Один ограничивал меру наказания Гежелинского отдачей его в солдаты, с лишением чинов и знаков отличия.
Наконец, еще один, не видя, чтобы в упущениях Гежелинского открыты были лихоимство или злонамеренность, считал должным, сняв с него чины и знаки отличия, впредь ни к какой службе не допускать, с запрещением и въезда в столицы.
Но как управляющий в то время министерством юстиции (Дашков) согласился с большинством голосов, то дело поступило обыкновенным порядком, в форме доклада Сената, в Государственный Совет.

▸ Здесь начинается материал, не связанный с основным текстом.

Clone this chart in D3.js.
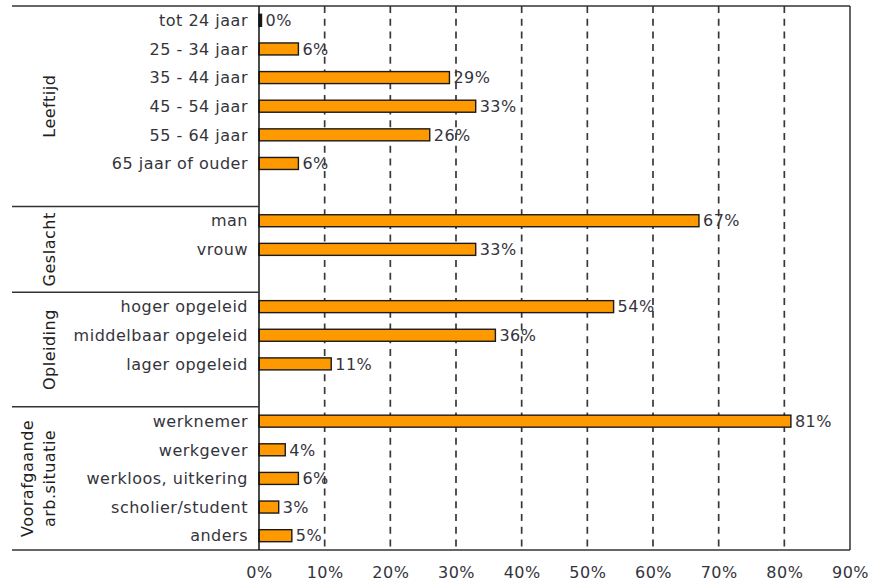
<!DOCTYPE html>
<html>
<head>
<meta charset="utf-8">
<script src="https://cdn.jsdelivr.net/npm/d3@7"></script>
<style>
  body { margin: 0; background: #fff; }
  svg text { font-family: "DejaVu Sans", Verdana, sans-serif; }
</style>
</head>
<body>
<svg id="chart" width="873" height="582"></svg>
<script>
// Profile of respondents, share per category (percent)
const groups = ["Leeftijd", "Geslacht", "Opleiding", "Voorafgaande arb.situatie"];
const groupLines = [["Leeftijd"], ["Geslacht"], ["Opleiding"], ["Voorafgaande", "arb.situatie"]];
const categories = [
  ["tot 24 jaar", "25 - 34 jaar", "35 - 44 jaar", "45 - 54 jaar", "55 - 64 jaar", "65 jaar of ouder"],
  ["man", "vrouw"],
  ["hoger opgeleid", "middelbaar opgeleid", "lager opgeleid"],
  ["werknemer", "werkgever", "werkloos, uitkering", "scholier/student", "anders"]
];
const values = [
  [0, 6, 29, 33, 26, 6],
  [67, 33],
  [54, 36, 11],
  [81, 4, 6, 3, 5]
];
const ticks = [0, 10, 20, 30, 40, 50, 60, 70, 80, 90];

const svg = d3.select("#chart");
const plotLeft = 259, plotRight = 850, plotTop = 6, plotBottom = 550, outerLeft = 12;
const lineColor = "#333";
const textColor = "#34343c";
const fontSize = 16;
const spacing = 0.5;

// Build row slots: each group gets its rows plus one blank row, except the last group
const rows = [];
const groupBounds = [];
groups.forEach((g, gi) => {
  const start = rows.length;
  categories[gi].forEach((c, ci) => rows.push({ key: gi + "-" + ci, label: c, value: values[gi][ci] }));
  if (gi < groups.length - 1) rows.push({ key: gi + "-blank", label: null, value: null });
  groupBounds.push({ name: g, lines: groupLines[gi], start, end: rows.length });
});

const y = d3.scaleBand().domain(rows.map(r => r.key)).range([plotTop, plotBottom]).paddingInner(0).paddingOuter(0);
const x = d3.scaleLinear().domain([0, 90]).range([plotLeft, plotRight]);
const step = y.step();
const barH = 12;
const barW = v => Math.max(x(v) - x(0), 2.5);   // zero bars stay visible as a thin block

// Dashed vertical gridlines
svg.append("g").selectAll("line").data(ticks.filter(t => t > 0 && t < 90)).join("line")
  .attr("x1", d => x(d)).attr("x2", d => x(d))
  .attr("y1", plotTop).attr("y2", plotBottom)
  .attr("stroke", "#383838").attr("stroke-width", 1.7)
  .attr("stroke-dasharray", "7,5.7");

// Bars
const data = rows.filter(r => r.label !== null);
svg.append("g").selectAll("rect").data(data).join("rect")
  .attr("x", x(0))
  .attr("y", d => y(d.key) + (step - barH) / 2)
  .attr("width", d => barW(d.value))
  .attr("height", barH)
  .attr("fill", d => d.value === 0 ? "#1a1a1a" : "#FF9900")
  .attr("stroke", "#1a1a1a").attr("stroke-width", 1.4);

// Value labels
svg.append("g").selectAll("text").data(data).join("text")
  .attr("x", d => x(0) + barW(d.value) + 4)
  .attr("y", d => y(d.key) + step / 2)
  .attr("dy", "0.36em")
  .attr("font-size", fontSize)
  .attr("letter-spacing", spacing)
  .attr("fill", textColor)
  .text(d => d.value + "%");

// Category labels
svg.append("g").selectAll("text").data(data).join("text")
  .attr("x", plotLeft - 11)
  .attr("y", d => y(d.key) + step / 2)
  .attr("dy", "0.36em")
  .attr("text-anchor", "end")
  .attr("font-size", fontSize)
  .attr("letter-spacing", spacing)
  .attr("fill", textColor)
  .text(d => d.label);

// Frame: top, bottom, right, axis, and group separators
const frame = svg.append("g").attr("stroke", lineColor).attr("stroke-width", 1.5);
frame.append("line").attr("x1", outerLeft).attr("x2", plotRight).attr("y1", plotTop).attr("y2", plotTop);
frame.append("line").attr("x1", outerLeft).attr("x2", plotRight).attr("y1", plotBottom).attr("y2", plotBottom);
frame.append("line").attr("x1", plotRight).attr("x2", plotRight).attr("y1", plotTop).attr("y2", plotBottom);
frame.append("line").attr("x1", plotLeft).attr("x2", plotLeft).attr("y1", plotTop).attr("y2", plotBottom).attr("stroke", "#111");
groupBounds.slice(0, -1).forEach(g => {
  const yy = plotTop + g.end * step;
  frame.append("line").attr("x1", outerLeft).attr("x2", plotLeft).attr("y1", yy).attr("y2", yy);
});

// Group labels (rotated, baseline of the last line near x = 55)
groupBounds.forEach(g => {
  const cy = plotTop + (g.start + g.end) / 2 * step;
  const t = svg.append("text")
    .attr("transform", `translate(55,${cy}) rotate(-90)`)
    .attr("text-anchor", "middle")
    .attr("font-family", "'Liberation Sans', Arial, sans-serif")
    .attr("font-size", 16)
    .attr("letter-spacing", 0.5)
    .attr("fill", "#202020");
  const n = g.lines.length;
  g.lines.forEach((l, i) => {
    t.append("tspan").attr("x", 0).attr("y", (i - (n - 1)) * 22).text(l);
  });
});

// X axis tick labels
const xAxis = d3.axisBottom(x).tickValues(ticks).tickFormat(d => d + "%").tickSize(0).tickPadding(0);
const ax = svg.append("g").attr("transform", `translate(0,${plotBottom + 28})`).call(xAxis);
ax.select(".domain").remove();
ax.selectAll("text").attr("font-size", fontSize).attr("letter-spacing", spacing).attr("fill", textColor)
  .attr("font-family", "DejaVu Sans, Verdana, sans-serif").attr("dy", "0");
</script>
</body>
</html>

В Совете состоялось следующее единогласное заключение:
«Государственный Совет, рассмотрев доклад Сената об управлявшем канцелярией Комитета министров[5] действительном статском советнике Федоре Гежелинском (44-х лет), обличенном в пренебрежении своих обязанностей и происшедшем от того запущении дел, в несправедливом показании его императорскому величеству времени вступления в Комитет одного дела и в несправедливом объявлении Сенату о затруднительном будто бы положении его по должности; в непредъявлении Комитету и неисполнении некоторых высочайших повелений, невзирая на многократно изъявленные ему государем императором строгие напоминания, выговоры и самое взыскание, полагает: утвердить приговор Сената, чтобы, на основании таких-то законов, лишив Гежелинского чинов, дворянства, орденов и знака отличия беспорочной службы, написав в рядовые, куда годным окажется, а в случае неспособности сослать в Сибирь на поселение».